## Set exercise
No pictures belong in the copy; return exactly the lines from the one with "Write a Python" through the one with "y_ticks = [5, 0, -5, -10, -15]", both ends included, and nothing else.

Dataset rows:
start
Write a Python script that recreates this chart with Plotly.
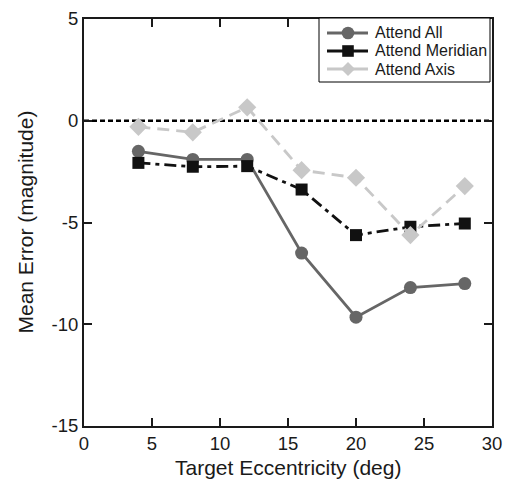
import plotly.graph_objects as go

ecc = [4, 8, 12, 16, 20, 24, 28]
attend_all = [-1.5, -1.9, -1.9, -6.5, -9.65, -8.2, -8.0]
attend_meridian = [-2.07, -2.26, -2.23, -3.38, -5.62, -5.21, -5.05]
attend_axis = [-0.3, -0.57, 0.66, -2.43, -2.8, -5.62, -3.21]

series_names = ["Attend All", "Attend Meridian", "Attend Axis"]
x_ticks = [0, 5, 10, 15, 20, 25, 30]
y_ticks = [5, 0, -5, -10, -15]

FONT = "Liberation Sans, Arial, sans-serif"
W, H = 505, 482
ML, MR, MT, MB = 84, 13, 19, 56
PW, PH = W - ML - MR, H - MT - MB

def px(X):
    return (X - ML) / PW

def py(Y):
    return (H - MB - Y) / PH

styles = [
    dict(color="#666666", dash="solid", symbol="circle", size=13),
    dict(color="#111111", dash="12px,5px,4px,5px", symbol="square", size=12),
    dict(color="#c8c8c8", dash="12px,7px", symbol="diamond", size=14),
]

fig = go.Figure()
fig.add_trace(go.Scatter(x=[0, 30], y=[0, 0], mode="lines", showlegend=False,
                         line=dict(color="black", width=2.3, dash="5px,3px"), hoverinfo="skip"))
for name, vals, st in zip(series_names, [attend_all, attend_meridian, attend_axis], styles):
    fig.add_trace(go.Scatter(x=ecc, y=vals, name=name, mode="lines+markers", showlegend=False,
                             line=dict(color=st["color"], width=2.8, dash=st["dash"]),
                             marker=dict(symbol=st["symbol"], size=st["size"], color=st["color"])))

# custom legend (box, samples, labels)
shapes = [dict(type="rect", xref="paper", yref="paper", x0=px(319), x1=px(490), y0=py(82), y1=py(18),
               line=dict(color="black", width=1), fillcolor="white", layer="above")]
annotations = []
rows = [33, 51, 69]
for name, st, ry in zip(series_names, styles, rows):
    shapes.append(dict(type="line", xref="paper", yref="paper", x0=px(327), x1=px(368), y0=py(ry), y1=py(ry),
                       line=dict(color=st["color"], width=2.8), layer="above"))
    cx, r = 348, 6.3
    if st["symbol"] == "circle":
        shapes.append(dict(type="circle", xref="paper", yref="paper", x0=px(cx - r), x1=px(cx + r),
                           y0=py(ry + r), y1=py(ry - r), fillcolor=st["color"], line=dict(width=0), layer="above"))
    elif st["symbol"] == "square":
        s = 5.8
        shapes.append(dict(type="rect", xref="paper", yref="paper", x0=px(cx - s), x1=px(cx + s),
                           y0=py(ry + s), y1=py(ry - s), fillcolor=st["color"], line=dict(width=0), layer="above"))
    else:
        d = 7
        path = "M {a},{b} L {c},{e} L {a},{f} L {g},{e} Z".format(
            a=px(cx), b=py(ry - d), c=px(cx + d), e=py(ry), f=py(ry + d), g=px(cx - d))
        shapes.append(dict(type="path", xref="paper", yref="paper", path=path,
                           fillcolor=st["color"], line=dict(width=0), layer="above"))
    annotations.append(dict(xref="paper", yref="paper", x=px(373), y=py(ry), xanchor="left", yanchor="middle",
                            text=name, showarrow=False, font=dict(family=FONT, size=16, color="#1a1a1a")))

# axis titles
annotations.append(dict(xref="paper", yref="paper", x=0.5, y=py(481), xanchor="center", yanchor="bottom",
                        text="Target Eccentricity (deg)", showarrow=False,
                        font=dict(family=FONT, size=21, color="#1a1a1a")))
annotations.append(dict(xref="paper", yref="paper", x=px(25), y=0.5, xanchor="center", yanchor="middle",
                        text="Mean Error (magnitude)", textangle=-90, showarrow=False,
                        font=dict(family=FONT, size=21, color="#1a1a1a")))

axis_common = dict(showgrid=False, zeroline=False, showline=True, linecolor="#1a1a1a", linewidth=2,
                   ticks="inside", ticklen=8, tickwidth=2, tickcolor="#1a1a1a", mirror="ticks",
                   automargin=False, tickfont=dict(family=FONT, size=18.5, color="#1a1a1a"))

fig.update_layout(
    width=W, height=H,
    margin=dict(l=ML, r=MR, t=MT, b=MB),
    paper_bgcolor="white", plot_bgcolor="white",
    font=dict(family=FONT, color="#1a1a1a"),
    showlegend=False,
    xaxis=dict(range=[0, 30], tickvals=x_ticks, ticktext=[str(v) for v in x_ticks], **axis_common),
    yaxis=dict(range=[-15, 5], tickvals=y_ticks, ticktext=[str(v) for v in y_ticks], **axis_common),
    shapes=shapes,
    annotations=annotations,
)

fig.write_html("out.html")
end
start
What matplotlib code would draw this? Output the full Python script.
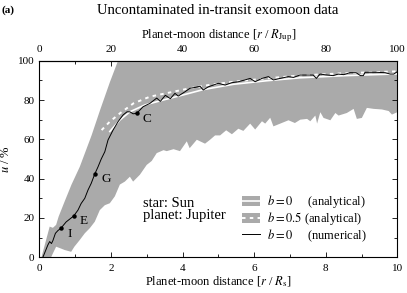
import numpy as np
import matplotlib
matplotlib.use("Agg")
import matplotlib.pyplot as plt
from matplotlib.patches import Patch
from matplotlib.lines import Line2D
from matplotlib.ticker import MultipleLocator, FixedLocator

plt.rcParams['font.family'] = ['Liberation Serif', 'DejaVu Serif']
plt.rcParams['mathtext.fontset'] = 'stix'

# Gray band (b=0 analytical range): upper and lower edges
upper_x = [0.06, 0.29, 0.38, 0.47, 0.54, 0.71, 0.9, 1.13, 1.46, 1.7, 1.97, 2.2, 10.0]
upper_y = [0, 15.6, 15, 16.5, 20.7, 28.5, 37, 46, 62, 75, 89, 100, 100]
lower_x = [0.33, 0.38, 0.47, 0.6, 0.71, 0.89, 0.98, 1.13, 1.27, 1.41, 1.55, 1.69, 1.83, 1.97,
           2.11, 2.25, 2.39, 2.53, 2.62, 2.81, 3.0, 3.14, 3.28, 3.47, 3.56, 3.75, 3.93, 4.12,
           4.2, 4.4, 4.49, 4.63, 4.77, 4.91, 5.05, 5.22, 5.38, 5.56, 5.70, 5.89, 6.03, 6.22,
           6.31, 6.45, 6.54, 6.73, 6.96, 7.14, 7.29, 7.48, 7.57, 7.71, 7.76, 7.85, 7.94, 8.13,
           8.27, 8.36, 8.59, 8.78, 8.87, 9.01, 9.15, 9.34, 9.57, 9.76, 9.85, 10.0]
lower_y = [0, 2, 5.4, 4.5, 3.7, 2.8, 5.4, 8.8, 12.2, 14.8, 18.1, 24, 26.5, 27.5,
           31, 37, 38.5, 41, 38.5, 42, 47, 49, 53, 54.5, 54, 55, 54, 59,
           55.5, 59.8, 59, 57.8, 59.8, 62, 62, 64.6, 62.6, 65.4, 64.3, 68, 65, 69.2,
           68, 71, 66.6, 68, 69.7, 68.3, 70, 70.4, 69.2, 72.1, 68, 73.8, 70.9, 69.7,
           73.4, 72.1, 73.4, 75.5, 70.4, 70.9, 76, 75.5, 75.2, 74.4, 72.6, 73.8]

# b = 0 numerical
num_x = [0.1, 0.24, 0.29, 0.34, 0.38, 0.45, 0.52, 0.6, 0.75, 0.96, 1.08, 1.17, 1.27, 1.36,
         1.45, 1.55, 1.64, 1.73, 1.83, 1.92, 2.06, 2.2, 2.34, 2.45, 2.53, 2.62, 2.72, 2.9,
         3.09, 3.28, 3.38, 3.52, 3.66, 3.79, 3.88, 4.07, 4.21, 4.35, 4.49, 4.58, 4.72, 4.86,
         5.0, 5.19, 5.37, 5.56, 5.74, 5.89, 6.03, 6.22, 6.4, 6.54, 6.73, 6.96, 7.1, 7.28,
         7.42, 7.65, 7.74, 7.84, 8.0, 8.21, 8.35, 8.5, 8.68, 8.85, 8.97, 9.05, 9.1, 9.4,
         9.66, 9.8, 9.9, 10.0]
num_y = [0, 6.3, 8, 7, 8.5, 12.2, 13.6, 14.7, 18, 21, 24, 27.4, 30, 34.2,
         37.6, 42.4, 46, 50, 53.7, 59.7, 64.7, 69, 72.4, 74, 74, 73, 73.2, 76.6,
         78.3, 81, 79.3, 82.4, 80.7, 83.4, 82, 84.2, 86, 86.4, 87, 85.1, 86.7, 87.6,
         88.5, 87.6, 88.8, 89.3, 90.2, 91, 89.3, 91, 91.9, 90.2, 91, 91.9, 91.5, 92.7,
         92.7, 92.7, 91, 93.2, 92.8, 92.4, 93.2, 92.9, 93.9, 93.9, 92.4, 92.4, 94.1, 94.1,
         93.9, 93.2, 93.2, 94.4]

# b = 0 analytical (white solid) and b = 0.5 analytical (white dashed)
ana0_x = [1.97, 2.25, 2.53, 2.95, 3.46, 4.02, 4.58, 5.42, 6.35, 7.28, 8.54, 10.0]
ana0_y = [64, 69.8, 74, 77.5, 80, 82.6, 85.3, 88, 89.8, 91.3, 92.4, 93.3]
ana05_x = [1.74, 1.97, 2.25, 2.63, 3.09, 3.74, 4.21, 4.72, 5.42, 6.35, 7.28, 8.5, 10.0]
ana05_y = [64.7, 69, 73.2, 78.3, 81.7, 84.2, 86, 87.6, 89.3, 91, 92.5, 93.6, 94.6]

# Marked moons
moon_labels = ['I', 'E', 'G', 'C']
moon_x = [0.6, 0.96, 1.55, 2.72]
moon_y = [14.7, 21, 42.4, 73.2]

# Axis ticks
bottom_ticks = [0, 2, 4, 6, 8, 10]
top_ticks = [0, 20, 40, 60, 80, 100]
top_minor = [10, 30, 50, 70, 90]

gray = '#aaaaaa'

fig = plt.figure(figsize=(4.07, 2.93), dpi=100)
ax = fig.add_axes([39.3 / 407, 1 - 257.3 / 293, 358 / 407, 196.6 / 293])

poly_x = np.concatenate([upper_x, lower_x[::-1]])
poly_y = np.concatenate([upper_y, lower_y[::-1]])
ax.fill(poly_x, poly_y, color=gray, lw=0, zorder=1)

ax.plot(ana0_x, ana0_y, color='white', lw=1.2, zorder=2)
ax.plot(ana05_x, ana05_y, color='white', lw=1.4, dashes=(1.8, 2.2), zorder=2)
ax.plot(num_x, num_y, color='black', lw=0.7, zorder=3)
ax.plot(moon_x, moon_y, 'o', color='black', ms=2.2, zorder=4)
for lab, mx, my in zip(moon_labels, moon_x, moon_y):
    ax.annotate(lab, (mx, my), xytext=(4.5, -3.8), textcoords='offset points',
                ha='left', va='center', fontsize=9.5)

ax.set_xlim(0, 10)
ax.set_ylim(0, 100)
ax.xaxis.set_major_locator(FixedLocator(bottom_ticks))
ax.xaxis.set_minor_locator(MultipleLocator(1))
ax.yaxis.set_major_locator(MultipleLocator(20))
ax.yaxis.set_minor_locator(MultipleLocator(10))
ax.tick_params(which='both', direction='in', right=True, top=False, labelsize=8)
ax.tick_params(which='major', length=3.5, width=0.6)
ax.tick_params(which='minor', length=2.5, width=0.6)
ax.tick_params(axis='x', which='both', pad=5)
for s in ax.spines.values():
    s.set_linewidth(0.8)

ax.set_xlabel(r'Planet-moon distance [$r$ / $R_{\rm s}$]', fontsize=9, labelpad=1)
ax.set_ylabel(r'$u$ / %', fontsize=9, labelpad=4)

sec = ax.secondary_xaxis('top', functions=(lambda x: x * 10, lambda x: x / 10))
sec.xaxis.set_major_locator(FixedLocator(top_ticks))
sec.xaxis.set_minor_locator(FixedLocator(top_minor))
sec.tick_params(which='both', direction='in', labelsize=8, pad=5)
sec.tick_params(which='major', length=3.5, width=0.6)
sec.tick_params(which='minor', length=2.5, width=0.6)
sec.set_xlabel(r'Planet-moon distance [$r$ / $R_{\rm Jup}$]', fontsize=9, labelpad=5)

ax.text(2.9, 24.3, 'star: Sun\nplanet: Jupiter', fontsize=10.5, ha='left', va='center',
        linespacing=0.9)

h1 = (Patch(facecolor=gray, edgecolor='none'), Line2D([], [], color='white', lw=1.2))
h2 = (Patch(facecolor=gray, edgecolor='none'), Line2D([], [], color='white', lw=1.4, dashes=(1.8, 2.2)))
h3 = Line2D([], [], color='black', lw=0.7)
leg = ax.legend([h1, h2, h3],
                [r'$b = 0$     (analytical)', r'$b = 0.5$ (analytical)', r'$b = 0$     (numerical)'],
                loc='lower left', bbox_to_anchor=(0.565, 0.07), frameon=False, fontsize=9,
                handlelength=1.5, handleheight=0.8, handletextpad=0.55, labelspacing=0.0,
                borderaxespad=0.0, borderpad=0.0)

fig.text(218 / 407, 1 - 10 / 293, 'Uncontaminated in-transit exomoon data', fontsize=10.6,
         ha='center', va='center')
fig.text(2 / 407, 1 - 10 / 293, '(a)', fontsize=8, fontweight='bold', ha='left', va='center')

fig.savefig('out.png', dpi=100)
end
## Written answer
Write a Python script that recreates this chart with Plotly.
import plotly.graph_objects as go

ecc = [4, 8, 12, 16, 20, 24, 28]
attend_all = [-1.5, -1.9, -1.9, -6.5, -9.65, -8.2, -8.0]
attend_meridian = [-2.07, -2.26, -2.23, -3.38, -5.62, -5.21, -5.05]
attend_axis = [-0.3, -0.57, 0.66, -2.43, -2.8, -5.62, -3.21]

series_names = ["Attend All", "Attend Meridian", "Attend Axis"]
x_ticks = [0, 5, 10, 15, 20, 25, 30]
y_ticks = [5, 0, -5, -10, -15]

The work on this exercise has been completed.